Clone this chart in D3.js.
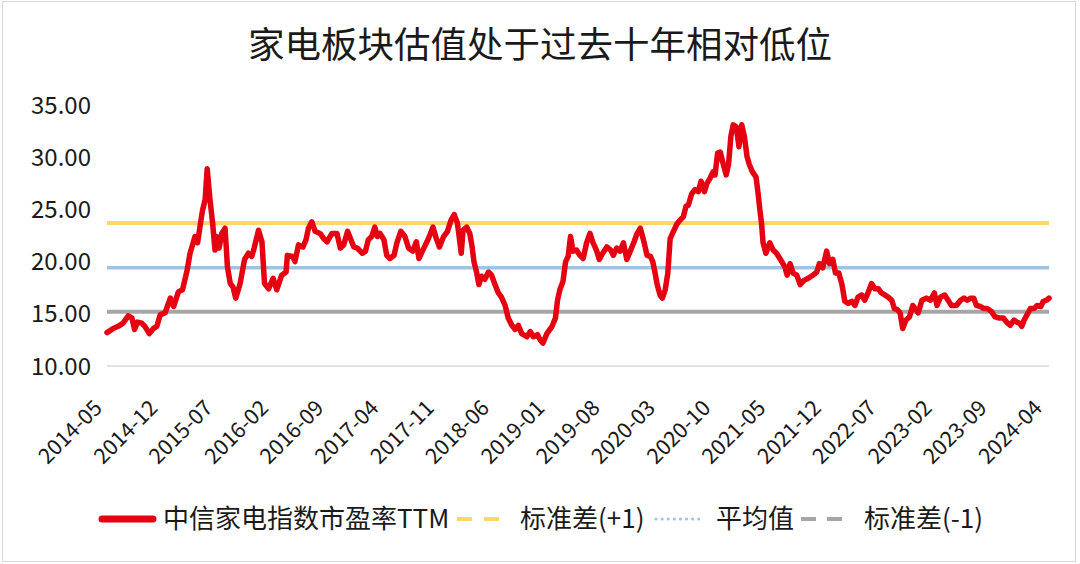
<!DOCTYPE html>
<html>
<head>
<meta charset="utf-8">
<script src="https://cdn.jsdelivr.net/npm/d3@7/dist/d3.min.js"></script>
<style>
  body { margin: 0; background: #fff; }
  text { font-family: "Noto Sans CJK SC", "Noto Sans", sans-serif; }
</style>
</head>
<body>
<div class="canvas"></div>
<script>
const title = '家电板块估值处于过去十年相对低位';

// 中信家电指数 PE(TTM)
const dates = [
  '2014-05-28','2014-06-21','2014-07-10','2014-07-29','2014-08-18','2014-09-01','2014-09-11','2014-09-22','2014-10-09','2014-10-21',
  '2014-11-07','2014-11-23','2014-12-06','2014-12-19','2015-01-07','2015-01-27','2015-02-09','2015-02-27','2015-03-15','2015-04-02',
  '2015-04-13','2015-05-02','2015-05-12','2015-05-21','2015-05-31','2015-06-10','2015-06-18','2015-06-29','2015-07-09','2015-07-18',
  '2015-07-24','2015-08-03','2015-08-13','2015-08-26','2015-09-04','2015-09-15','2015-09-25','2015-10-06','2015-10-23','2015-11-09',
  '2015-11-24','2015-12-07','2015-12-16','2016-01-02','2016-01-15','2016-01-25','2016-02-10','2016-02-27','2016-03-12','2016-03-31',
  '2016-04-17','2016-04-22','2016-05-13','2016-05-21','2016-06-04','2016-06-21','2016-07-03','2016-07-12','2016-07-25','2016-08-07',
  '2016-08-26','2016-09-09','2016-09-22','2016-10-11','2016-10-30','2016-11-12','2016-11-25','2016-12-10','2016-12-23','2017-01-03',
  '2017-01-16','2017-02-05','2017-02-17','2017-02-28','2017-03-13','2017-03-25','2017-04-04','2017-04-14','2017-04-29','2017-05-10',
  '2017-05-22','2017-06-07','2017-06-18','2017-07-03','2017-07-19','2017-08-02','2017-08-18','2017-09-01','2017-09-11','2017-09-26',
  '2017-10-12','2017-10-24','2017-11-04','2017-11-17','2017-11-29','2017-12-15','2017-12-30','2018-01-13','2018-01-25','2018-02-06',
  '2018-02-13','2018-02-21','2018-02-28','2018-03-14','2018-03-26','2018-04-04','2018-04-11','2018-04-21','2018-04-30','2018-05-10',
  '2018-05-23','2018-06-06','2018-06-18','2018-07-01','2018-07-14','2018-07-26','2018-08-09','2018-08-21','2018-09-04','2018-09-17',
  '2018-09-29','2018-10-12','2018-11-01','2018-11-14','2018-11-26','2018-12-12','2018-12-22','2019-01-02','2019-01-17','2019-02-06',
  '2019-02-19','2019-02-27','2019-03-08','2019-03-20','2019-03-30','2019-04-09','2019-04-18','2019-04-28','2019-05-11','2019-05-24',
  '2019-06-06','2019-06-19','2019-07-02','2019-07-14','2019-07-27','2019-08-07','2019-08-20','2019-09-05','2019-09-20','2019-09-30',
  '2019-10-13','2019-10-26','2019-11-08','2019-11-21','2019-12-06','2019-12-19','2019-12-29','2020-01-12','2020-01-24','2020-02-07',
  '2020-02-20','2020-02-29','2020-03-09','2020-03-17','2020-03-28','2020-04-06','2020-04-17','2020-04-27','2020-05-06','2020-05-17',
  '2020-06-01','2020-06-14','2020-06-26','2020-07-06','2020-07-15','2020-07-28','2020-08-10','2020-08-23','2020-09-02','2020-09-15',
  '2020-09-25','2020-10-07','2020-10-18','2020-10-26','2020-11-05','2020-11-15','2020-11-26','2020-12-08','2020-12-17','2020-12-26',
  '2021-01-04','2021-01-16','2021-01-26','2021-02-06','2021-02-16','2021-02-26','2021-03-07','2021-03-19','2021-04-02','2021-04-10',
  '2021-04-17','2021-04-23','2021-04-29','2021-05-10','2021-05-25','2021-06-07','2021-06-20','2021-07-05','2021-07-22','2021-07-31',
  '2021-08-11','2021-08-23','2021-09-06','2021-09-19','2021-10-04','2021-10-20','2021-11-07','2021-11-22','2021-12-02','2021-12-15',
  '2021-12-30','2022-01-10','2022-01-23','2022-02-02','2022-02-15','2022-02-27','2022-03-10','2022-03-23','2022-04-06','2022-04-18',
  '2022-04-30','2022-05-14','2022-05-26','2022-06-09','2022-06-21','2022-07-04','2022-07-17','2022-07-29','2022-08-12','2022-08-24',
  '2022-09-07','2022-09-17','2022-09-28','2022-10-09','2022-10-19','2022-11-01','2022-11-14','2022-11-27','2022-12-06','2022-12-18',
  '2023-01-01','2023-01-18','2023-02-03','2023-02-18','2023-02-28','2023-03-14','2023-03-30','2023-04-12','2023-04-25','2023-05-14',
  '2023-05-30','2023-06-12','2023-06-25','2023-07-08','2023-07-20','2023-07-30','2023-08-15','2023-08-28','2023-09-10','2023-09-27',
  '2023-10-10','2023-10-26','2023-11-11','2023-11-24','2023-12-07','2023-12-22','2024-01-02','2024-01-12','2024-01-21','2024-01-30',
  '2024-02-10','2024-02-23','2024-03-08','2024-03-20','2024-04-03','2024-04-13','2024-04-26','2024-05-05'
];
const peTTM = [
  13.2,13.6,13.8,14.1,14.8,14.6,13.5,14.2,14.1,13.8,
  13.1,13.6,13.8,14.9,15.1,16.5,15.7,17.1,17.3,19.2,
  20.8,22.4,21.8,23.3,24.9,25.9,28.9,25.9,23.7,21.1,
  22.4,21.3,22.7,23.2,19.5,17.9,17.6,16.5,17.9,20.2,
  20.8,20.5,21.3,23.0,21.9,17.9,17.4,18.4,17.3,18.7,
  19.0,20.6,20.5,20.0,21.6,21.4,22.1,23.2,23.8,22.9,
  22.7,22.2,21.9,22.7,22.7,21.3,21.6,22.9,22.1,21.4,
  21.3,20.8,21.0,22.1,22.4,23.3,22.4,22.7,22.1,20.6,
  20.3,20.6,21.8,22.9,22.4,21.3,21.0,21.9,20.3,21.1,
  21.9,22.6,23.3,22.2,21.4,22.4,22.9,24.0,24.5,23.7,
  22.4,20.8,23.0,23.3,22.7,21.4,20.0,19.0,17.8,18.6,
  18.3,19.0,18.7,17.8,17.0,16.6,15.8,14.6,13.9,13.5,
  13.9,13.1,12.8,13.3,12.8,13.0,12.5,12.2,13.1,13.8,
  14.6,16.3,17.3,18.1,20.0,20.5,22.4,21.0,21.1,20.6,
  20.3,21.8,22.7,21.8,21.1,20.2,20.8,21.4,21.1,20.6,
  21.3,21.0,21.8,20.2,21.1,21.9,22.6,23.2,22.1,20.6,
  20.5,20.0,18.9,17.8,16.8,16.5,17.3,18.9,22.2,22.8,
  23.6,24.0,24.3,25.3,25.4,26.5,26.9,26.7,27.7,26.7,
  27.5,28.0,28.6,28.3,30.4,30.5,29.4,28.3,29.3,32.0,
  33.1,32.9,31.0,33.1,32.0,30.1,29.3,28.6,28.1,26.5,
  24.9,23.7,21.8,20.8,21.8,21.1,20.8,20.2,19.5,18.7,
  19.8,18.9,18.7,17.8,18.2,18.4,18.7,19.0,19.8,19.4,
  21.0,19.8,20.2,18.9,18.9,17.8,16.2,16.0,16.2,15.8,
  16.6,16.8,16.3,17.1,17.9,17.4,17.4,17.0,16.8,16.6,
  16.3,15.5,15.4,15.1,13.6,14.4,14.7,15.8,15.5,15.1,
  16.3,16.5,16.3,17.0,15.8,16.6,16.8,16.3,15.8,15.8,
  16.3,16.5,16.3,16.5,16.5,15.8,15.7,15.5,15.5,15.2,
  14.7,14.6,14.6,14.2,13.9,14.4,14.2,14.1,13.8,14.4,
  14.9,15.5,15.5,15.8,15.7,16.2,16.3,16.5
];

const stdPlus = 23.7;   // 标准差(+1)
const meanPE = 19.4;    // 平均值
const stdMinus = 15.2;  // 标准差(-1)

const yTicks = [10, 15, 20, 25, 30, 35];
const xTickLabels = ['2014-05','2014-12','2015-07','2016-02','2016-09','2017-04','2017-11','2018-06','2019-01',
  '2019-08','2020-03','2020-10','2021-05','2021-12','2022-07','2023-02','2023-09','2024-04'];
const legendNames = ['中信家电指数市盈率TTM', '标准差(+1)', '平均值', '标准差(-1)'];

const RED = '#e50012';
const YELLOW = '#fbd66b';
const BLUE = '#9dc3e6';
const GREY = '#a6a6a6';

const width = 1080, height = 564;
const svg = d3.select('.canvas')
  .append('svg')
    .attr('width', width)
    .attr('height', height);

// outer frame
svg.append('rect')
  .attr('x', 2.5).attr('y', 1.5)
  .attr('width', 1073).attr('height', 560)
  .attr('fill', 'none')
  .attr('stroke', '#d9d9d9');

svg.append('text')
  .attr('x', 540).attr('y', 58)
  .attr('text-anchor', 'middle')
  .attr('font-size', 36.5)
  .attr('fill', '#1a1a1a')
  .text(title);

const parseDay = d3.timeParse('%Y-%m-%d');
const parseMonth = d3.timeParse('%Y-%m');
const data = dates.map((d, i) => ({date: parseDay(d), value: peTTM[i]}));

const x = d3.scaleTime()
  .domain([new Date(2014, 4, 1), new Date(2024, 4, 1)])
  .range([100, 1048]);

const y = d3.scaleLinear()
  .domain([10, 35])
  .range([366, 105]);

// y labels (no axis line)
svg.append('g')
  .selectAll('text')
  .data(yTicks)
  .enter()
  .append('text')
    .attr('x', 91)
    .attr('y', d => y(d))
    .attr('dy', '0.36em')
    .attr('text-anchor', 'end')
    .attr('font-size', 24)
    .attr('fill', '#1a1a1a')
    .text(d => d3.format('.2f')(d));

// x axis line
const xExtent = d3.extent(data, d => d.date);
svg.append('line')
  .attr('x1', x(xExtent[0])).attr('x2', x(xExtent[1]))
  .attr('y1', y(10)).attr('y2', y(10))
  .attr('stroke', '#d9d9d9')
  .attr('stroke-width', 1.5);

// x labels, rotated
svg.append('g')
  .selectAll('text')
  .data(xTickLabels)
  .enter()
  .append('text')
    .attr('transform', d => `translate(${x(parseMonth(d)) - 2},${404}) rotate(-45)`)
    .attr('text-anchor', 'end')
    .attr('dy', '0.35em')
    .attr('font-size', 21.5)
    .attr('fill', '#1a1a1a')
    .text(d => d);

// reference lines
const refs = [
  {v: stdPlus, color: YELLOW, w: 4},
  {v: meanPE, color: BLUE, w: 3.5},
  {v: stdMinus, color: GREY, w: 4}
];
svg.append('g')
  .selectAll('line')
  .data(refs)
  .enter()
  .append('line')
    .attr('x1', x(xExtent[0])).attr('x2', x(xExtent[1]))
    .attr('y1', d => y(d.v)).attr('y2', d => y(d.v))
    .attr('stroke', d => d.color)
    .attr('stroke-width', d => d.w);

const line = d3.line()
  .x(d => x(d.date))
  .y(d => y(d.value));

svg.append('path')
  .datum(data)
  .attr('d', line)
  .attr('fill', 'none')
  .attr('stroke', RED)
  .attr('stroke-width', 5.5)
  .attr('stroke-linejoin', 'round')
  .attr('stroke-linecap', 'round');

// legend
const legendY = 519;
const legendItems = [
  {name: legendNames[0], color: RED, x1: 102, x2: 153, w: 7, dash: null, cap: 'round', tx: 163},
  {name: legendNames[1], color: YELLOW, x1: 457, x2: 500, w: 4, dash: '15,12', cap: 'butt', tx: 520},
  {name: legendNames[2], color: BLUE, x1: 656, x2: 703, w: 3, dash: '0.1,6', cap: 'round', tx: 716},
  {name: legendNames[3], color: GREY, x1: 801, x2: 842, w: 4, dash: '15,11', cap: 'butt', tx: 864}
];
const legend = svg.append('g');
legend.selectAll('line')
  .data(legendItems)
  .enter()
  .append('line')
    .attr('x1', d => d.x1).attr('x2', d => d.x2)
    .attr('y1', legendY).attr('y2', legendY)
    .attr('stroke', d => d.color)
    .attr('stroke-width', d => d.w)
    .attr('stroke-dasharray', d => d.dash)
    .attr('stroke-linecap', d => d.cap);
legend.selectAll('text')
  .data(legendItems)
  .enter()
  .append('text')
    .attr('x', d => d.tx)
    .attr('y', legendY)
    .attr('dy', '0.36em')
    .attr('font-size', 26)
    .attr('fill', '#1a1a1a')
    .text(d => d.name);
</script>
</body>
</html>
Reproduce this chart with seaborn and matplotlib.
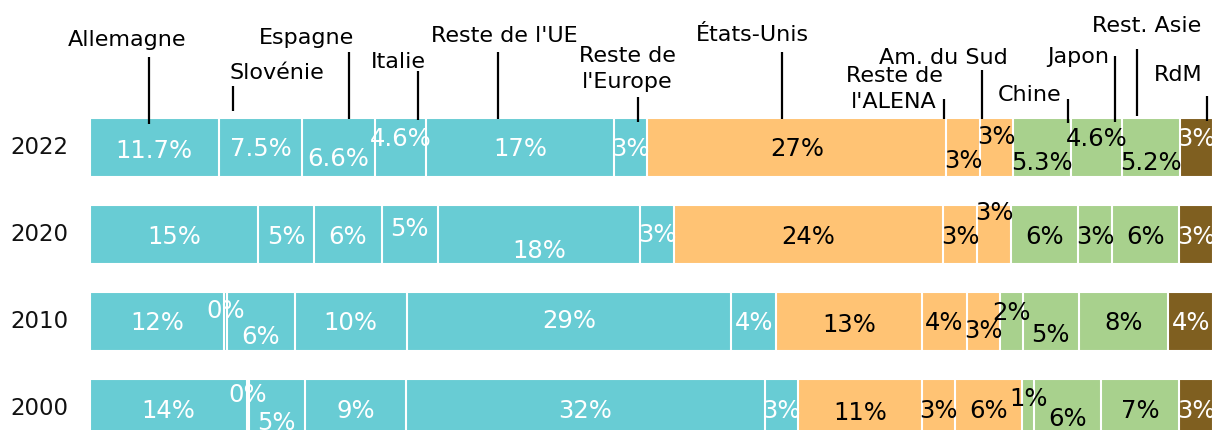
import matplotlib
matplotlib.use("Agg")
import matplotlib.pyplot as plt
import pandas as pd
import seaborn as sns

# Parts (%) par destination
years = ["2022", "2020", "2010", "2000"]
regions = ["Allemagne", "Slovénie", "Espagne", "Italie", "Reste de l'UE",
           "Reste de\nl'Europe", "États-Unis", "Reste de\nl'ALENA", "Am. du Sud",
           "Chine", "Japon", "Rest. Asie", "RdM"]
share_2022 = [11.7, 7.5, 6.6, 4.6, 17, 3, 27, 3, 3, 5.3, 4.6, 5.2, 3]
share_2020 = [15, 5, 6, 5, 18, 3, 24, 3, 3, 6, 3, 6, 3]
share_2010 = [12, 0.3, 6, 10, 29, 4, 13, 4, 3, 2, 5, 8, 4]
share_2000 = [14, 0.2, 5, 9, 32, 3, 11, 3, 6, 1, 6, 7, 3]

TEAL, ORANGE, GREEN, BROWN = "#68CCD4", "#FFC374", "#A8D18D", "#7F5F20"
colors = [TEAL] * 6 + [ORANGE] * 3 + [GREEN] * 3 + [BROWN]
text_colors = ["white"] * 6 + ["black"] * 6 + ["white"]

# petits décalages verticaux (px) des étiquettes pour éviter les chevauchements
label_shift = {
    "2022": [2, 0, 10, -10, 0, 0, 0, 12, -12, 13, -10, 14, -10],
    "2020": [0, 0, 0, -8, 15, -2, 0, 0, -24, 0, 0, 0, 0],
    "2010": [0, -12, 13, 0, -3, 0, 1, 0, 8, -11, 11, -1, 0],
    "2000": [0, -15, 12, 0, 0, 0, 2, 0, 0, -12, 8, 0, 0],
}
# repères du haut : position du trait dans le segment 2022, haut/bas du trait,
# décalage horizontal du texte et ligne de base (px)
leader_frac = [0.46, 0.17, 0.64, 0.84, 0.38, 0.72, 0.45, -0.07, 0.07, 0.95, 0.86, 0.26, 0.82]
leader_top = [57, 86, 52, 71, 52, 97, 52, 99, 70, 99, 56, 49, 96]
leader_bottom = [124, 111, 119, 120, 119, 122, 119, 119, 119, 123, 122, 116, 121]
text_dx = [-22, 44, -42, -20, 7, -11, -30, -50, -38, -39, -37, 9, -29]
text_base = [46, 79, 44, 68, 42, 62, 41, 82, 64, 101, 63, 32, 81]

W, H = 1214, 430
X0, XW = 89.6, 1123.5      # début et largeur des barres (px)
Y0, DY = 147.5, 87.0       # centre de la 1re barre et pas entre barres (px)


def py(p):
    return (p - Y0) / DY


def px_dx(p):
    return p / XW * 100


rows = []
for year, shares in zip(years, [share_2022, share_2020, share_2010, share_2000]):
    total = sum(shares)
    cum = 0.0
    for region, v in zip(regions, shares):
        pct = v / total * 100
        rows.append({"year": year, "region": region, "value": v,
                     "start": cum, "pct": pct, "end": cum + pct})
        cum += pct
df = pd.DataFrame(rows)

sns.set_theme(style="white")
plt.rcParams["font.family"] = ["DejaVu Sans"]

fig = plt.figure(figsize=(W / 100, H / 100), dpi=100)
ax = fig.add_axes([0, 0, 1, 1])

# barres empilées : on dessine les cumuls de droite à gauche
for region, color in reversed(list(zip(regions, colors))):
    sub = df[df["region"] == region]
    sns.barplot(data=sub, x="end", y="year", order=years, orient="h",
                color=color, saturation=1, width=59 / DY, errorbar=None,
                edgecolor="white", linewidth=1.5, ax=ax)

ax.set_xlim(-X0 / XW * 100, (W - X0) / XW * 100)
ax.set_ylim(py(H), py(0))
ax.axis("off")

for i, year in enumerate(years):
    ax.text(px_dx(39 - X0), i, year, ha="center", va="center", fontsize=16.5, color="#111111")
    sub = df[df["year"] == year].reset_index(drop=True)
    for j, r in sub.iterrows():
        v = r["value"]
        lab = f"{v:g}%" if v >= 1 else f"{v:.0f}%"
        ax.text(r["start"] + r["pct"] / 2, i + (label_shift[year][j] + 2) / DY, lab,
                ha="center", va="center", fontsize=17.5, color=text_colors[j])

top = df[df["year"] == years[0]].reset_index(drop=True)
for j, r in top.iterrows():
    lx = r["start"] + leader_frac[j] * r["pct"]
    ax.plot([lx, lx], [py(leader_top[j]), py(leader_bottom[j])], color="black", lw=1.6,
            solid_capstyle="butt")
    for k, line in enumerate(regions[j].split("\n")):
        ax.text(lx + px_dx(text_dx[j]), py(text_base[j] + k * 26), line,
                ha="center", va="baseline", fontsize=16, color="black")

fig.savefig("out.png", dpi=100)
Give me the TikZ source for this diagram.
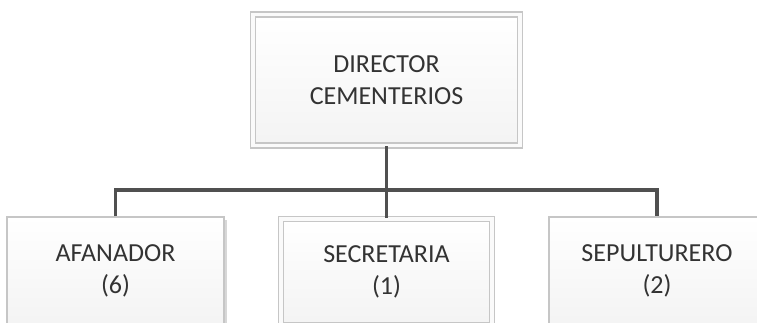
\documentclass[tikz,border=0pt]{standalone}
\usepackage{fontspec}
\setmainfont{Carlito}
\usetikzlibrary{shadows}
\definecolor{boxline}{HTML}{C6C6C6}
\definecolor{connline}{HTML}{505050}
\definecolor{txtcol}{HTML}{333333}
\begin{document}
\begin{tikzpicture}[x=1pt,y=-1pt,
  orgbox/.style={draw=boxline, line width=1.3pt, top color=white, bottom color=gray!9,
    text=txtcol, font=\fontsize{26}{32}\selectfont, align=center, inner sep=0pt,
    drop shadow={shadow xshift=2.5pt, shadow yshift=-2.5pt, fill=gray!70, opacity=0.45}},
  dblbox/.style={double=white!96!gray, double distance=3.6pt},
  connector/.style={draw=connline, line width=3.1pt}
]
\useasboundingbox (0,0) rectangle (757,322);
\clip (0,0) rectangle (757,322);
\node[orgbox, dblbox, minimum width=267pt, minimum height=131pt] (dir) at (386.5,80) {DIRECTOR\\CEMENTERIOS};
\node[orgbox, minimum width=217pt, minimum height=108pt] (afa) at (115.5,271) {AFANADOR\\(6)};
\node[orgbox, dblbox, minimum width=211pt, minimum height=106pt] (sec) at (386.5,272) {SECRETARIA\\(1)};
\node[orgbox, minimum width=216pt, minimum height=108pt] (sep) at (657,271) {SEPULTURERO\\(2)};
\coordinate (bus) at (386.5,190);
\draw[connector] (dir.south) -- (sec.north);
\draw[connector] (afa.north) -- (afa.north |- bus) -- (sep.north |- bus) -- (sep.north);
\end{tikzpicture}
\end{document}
━━━━━━
DO THIS
Restate word for word only the lines from the one with "Give me the TikZ source for this diagram." through the last line of the material, both included. Any picture should be left out.

SOLUTION TO THIS TASK
Give me the TikZ source for this diagram.
\documentclass[tikz,border=0pt]{standalone}
\usepackage{fontspec}
\setmainfont{Carlito}
\usetikzlibrary{shadows}
\definecolor{boxline}{HTML}{C6C6C6}
\definecolor{connline}{HTML}{505050}
\definecolor{txtcol}{HTML}{333333}
\begin{document}
\begin{tikzpicture}[x=1pt,y=-1pt,
  orgbox/.style={draw=boxline, line width=1.3pt, top color=white, bottom color=gray!9,
    text=txtcol, font=\fontsize{26}{32}\selectfont, align=center, inner sep=0pt,
    drop shadow={shadow xshift=2.5pt, shadow yshift=-2.5pt, fill=gray!70, opacity=0.45}},
  dblbox/.style={double=white!96!gray, double distance=3.6pt},
  connector/.style={draw=connline, line width=3.1pt}
]
\useasboundingbox (0,0) rectangle (757,322);
\clip (0,0) rectangle (757,322);
\node[orgbox, dblbox, minimum width=267pt, minimum height=131pt] (dir) at (386.5,80) {DIRECTOR\\CEMENTERIOS};
\node[orgbox, minimum width=217pt, minimum height=108pt] (afa) at (115.5,271) {AFANADOR\\(6)};
\node[orgbox, dblbox, minimum width=211pt, minimum height=106pt] (sec) at (386.5,272) {SECRETARIA\\(1)};
\node[orgbox, minimum width=216pt, minimum height=108pt] (sep) at (657,271) {SEPULTURERO\\(2)};
\coordinate (bus) at (386.5,190);
\draw[connector] (dir.south) -- (sec.north);
\draw[connector] (afa.north) -- (afa.north |- bus) -- (sep.north |- bus) -- (sep.north);
\end{tikzpicture}
\end{document}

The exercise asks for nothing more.